- [Task prompt] Transcribe the records in full, keeping every character as it is.

- [Stored records]
┌────────

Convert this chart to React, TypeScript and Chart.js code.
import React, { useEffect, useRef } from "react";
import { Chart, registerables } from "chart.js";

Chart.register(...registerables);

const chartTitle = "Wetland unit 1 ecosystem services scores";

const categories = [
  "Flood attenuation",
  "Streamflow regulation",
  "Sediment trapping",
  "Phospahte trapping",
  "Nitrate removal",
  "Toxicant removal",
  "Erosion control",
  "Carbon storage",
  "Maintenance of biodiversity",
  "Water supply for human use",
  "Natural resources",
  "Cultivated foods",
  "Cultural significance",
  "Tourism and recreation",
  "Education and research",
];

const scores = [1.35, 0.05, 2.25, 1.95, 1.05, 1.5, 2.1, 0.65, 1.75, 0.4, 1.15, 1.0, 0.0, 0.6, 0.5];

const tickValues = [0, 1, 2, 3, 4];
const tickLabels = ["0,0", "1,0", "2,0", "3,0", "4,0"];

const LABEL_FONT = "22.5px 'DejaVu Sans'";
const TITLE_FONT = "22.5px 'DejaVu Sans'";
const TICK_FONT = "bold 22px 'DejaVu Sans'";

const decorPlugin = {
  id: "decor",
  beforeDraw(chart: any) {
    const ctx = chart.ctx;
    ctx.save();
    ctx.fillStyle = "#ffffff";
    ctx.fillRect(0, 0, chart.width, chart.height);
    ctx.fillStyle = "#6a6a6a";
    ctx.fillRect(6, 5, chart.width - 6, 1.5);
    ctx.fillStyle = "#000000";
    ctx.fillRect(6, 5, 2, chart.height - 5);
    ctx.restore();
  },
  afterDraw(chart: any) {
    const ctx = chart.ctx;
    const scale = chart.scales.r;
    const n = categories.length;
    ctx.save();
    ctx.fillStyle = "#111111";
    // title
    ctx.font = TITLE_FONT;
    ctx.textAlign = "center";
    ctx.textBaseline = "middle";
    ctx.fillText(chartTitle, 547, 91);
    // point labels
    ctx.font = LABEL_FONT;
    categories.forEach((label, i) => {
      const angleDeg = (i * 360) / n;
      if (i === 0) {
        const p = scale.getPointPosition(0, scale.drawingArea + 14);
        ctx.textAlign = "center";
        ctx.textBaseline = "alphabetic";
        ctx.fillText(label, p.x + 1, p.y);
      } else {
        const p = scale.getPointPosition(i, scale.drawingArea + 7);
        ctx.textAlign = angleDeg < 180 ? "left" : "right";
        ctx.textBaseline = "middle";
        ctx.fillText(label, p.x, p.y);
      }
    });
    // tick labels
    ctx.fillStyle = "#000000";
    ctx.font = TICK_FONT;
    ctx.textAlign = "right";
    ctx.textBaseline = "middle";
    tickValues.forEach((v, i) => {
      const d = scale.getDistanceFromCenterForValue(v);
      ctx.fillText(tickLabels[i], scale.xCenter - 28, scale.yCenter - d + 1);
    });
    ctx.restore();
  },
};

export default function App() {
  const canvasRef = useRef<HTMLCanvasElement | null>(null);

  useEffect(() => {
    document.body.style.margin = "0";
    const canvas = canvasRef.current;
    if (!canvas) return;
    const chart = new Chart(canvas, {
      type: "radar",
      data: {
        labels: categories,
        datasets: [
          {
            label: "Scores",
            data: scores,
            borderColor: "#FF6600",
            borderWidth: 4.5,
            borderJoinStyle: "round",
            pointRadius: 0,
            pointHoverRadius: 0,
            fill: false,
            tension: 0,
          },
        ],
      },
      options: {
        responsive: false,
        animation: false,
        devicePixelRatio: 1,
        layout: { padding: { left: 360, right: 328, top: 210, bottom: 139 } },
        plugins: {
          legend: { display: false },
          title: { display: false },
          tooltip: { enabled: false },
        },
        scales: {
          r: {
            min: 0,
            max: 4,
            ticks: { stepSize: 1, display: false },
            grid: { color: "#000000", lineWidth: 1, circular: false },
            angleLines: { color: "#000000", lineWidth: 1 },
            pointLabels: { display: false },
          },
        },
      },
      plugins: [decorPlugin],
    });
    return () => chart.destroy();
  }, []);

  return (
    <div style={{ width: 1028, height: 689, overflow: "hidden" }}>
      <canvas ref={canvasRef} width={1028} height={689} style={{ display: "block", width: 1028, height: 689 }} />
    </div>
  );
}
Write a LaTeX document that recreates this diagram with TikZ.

└────────

- [Output for this exercise]
Convert this chart to React, TypeScript and Chart.js code.
import React, { useEffect, useRef } from "react";
import { Chart, registerables } from "chart.js";

Chart.register(...registerables);

const chartTitle = "Wetland unit 1 ecosystem services scores";

const categories = [
  "Flood attenuation",
  "Streamflow regulation",
  "Sediment trapping",
  "Phospahte trapping",
  "Nitrate removal",
  "Toxicant removal",
  "Erosion control",
  "Carbon storage",
  "Maintenance of biodiversity",
  "Water supply for human use",
  "Natural resources",
  "Cultivated foods",
  "Cultural significance",
  "Tourism and recreation",
  "Education and research",
];

const scores = [1.35, 0.05, 2.25, 1.95, 1.05, 1.5, 2.1, 0.65, 1.75, 0.4, 1.15, 1.0, 0.0, 0.6, 0.5];

const tickValues = [0, 1, 2, 3, 4];
const tickLabels = ["0,0", "1,0", "2,0", "3,0", "4,0"];

const LABEL_FONT = "22.5px 'DejaVu Sans'";
const TITLE_FONT = "22.5px 'DejaVu Sans'";
const TICK_FONT = "bold 22px 'DejaVu Sans'";

const decorPlugin = {
  id: "decor",
  beforeDraw(chart: any) {
    const ctx = chart.ctx;
    ctx.save();
    ctx.fillStyle = "#ffffff";
    ctx.fillRect(0, 0, chart.width, chart.height);
    ctx.fillStyle = "#6a6a6a";
    ctx.fillRect(6, 5, chart.width - 6, 1.5);
    ctx.fillStyle = "#000000";
    ctx.fillRect(6, 5, 2, chart.height - 5);
    ctx.restore();
  },
  afterDraw(chart: any) {
    const ctx = chart.ctx;
    const scale = chart.scales.r;
    const n = categories.length;
    ctx.save();
    ctx.fillStyle = "#111111";
    // title
    ctx.font = TITLE_FONT;
    ctx.textAlign = "center";
    ctx.textBaseline = "middle";
    ctx.fillText(chartTitle, 547, 91);
    // point labels
    ctx.font = LABEL_FONT;
    categories.forEach((label, i) => {
      const angleDeg = (i * 360) / n;
      if (i === 0) {
        const p = scale.getPointPosition(0, scale.drawingArea + 14);
        ctx.textAlign = "center";
        ctx.textBaseline = "alphabetic";
        ctx.fillText(label, p.x + 1, p.y);
      } else {
        const p = scale.getPointPosition(i, scale.drawingArea + 7);
        ctx.textAlign = angleDeg < 180 ? "left" : "right";
        ctx.textBaseline = "middle";
        ctx.fillText(label, p.x, p.y);
      }
    });
    // tick labels
    ctx.fillStyle = "#000000";
    ctx.font = TICK_FONT;
    ctx.textAlign = "right";
    ctx.textBaseline = "middle";
    tickValues.forEach((v, i) => {
      const d = scale.getDistanceFromCenterForValue(v);
      ctx.fillText(tickLabels[i], scale.xCenter - 28, scale.yCenter - d + 1);
    });
    ctx.restore();
  },
};

export default function App() {
  const canvasRef = useRef<HTMLCanvasElement | null>(null);

  useEffect(() => {
    document.body.style.margin = "0";
    const canvas = canvasRef.current;
    if (!canvas) return;
    const chart = new Chart(canvas, {
      type: "radar",
      data: {
        labels: categories,
        datasets: [
          {
            label: "Scores",
            data: scores,
            borderColor: "#FF6600",
            borderWidth: 4.5,
            borderJoinStyle: "round",
            pointRadius: 0,
            pointHoverRadius: 0,
            fill: false,
            tension: 0,
          },
        ],
      },
      options: {
        responsive: false,
        animation: false,
        devicePixelRatio: 1,
        layout: { padding: { left: 360, right: 328, top: 210, bottom: 139 } },
        plugins: {
          legend: { display: false },
          title: { display: false },
          tooltip: { enabled: false },
        },
        scales: {
          r: {
            min: 0,
            max: 4,
            ticks: { stepSize: 1, display: false },
            grid: { color: "#000000", lineWidth: 1, circular: false },
            angleLines: { color: "#000000", lineWidth: 1 },
            pointLabels: { display: false },
          },
        },
      },
      plugins: [decorPlugin],
    });
    return () => chart.destroy();
  }, []);

  return (
    <div style={{ width: 1028, height: 689, overflow: "hidden" }}>
      <canvas ref={canvasRef} width={1028} height={689} style={{ display: "block", width: 1028, height: 689 }} />
    </div>
  );
}
Write a LaTeX document that recreates this diagram with TikZ.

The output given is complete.